#### WHAT IS NEEDED
Using the records below, count the lines with "this" in them. Give the number only.

________

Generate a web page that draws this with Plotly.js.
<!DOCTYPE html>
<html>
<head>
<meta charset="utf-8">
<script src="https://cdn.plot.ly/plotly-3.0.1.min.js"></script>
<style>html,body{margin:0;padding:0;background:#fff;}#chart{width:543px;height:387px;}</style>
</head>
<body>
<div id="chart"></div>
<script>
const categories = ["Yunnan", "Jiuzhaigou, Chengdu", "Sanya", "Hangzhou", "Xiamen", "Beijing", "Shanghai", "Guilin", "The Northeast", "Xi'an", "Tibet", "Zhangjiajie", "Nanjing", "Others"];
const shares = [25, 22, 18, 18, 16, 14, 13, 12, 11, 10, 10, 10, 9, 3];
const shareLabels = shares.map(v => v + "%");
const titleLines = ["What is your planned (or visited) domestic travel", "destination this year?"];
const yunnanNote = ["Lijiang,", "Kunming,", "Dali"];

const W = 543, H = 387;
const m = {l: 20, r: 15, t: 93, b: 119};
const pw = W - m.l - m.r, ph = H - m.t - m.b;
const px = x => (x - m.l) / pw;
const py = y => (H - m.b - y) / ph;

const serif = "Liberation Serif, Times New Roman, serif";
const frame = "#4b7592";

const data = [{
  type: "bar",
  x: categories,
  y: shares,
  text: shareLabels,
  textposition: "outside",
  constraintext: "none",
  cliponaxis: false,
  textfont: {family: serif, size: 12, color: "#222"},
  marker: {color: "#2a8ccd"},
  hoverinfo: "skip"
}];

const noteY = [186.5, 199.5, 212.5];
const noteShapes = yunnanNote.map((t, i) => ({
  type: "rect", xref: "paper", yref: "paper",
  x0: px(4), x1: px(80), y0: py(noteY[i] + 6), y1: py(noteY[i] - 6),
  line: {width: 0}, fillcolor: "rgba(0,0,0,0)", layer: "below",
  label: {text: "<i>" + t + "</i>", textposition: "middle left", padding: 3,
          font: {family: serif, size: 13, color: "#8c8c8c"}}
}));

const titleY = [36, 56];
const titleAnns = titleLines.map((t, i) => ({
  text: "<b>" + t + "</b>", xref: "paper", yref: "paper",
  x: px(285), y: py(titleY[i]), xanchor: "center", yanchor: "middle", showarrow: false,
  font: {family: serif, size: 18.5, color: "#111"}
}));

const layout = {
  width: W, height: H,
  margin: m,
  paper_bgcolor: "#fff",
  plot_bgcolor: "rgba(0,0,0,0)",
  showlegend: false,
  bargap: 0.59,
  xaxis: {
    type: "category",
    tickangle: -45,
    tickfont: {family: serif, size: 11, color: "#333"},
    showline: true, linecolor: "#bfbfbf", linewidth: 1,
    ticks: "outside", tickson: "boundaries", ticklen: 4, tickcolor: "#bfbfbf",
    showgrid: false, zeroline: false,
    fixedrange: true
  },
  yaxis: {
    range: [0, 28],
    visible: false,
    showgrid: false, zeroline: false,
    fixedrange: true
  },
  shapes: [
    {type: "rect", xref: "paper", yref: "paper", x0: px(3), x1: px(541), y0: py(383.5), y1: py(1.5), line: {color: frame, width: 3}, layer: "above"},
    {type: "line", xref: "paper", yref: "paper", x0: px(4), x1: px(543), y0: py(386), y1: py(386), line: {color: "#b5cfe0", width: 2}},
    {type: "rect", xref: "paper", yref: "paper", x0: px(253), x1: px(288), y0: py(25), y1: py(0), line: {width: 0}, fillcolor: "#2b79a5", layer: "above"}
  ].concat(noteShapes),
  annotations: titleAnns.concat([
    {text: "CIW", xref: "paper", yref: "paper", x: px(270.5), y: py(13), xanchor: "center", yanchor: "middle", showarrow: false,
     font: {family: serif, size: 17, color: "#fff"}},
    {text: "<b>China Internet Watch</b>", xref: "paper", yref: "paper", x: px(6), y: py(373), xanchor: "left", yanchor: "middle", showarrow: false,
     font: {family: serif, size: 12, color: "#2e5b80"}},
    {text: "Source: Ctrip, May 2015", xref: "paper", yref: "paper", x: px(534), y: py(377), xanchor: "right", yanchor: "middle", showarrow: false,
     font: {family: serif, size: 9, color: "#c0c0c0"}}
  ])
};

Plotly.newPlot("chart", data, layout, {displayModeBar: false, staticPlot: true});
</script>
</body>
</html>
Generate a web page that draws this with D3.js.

________

#### THE RESPONSE
3